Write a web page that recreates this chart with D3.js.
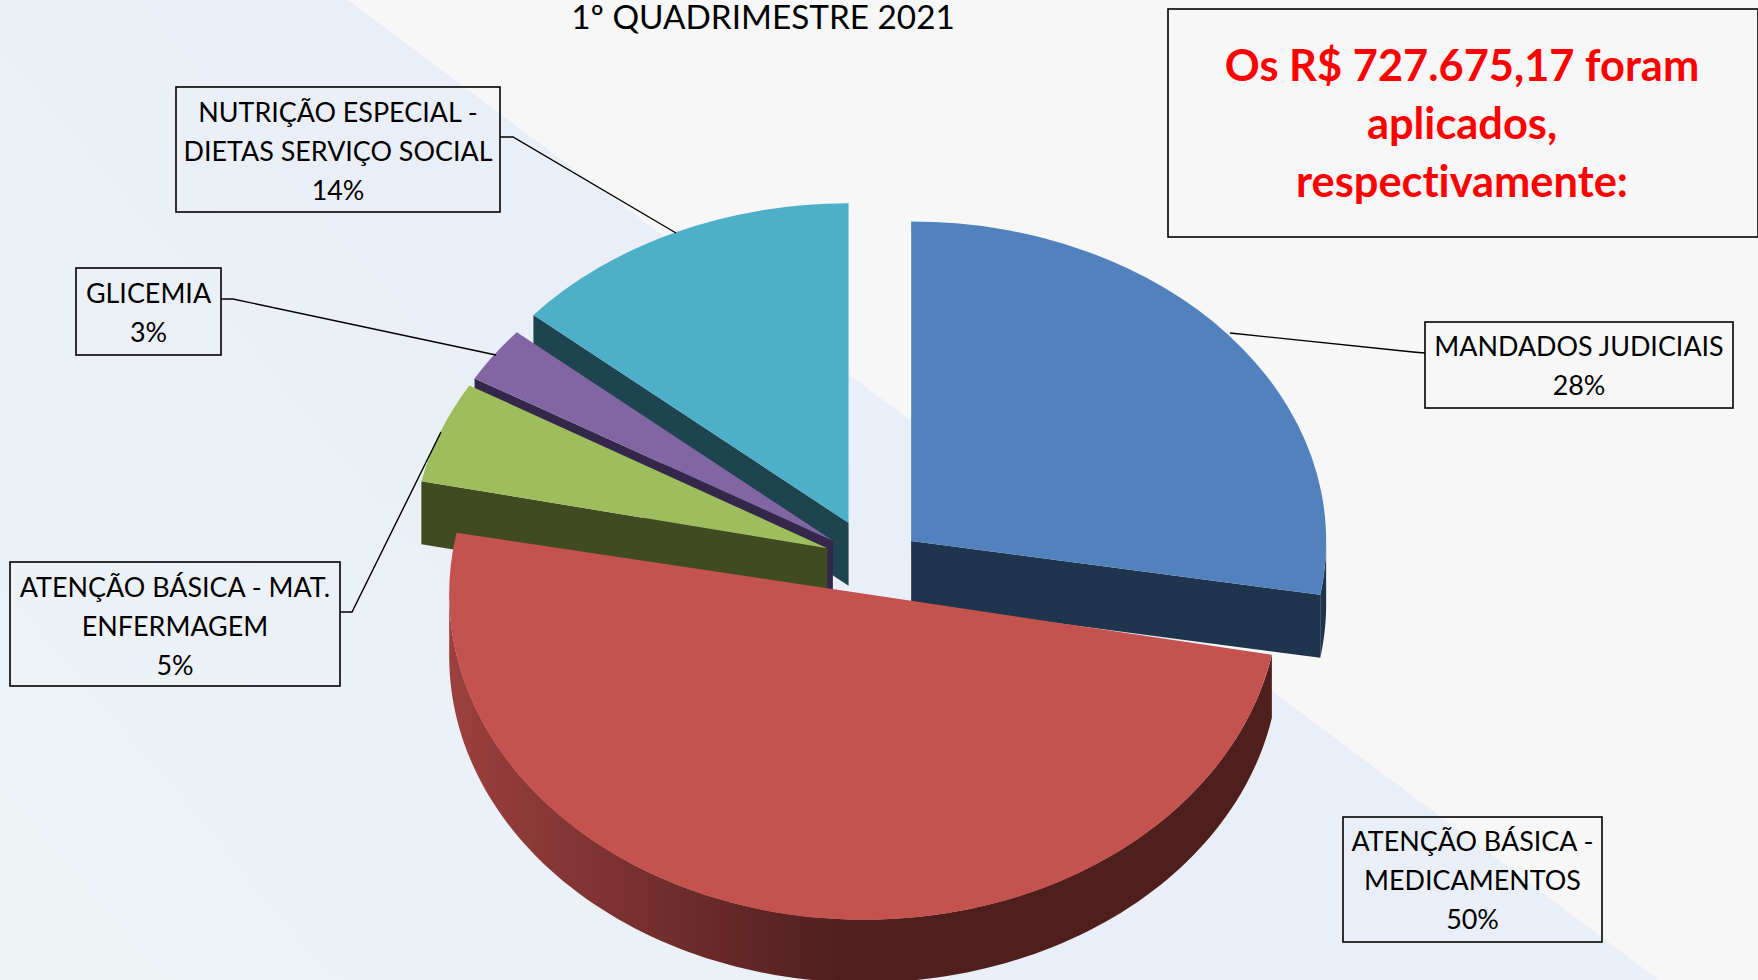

* * *

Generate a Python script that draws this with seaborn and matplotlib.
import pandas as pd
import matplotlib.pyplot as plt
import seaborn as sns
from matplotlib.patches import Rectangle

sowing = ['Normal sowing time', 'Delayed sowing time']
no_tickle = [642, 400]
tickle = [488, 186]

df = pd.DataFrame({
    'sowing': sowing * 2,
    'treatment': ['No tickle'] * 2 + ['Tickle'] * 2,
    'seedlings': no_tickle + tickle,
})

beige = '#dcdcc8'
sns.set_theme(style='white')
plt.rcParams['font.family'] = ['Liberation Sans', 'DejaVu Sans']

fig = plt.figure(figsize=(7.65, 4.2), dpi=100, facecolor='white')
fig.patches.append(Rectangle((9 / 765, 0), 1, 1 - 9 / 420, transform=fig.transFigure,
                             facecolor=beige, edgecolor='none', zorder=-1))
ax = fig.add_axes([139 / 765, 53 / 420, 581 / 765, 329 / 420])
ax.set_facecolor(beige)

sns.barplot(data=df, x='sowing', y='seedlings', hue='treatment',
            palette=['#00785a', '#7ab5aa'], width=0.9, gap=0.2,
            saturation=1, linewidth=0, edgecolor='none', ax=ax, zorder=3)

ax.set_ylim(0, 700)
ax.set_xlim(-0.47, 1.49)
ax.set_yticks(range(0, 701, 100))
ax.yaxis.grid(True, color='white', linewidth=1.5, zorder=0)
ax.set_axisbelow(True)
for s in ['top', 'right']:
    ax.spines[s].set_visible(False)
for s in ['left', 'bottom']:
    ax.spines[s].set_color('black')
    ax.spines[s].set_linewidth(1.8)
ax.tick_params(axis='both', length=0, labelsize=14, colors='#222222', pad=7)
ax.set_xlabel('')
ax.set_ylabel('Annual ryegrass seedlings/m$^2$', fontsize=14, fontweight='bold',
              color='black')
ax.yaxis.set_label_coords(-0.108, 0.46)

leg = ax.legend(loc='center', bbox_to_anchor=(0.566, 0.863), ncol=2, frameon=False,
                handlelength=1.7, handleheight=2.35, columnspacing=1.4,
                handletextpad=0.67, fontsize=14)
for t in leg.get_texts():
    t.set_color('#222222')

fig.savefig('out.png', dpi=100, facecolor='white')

▶ _Instructions to follow_:
Return the lines from the line with "Generate a Python" through the line with "tickle = [488, 186]", inclusive, exactly as they stand, and nothing else.

▶ _Output_:
Generate a Python script that draws this with seaborn and matplotlib.
import pandas as pd
import matplotlib.pyplot as plt
import seaborn as sns
from matplotlib.patches import Rectangle

sowing = ['Normal sowing time', 'Delayed sowing time']
no_tickle = [642, 400]
tickle = [488, 186]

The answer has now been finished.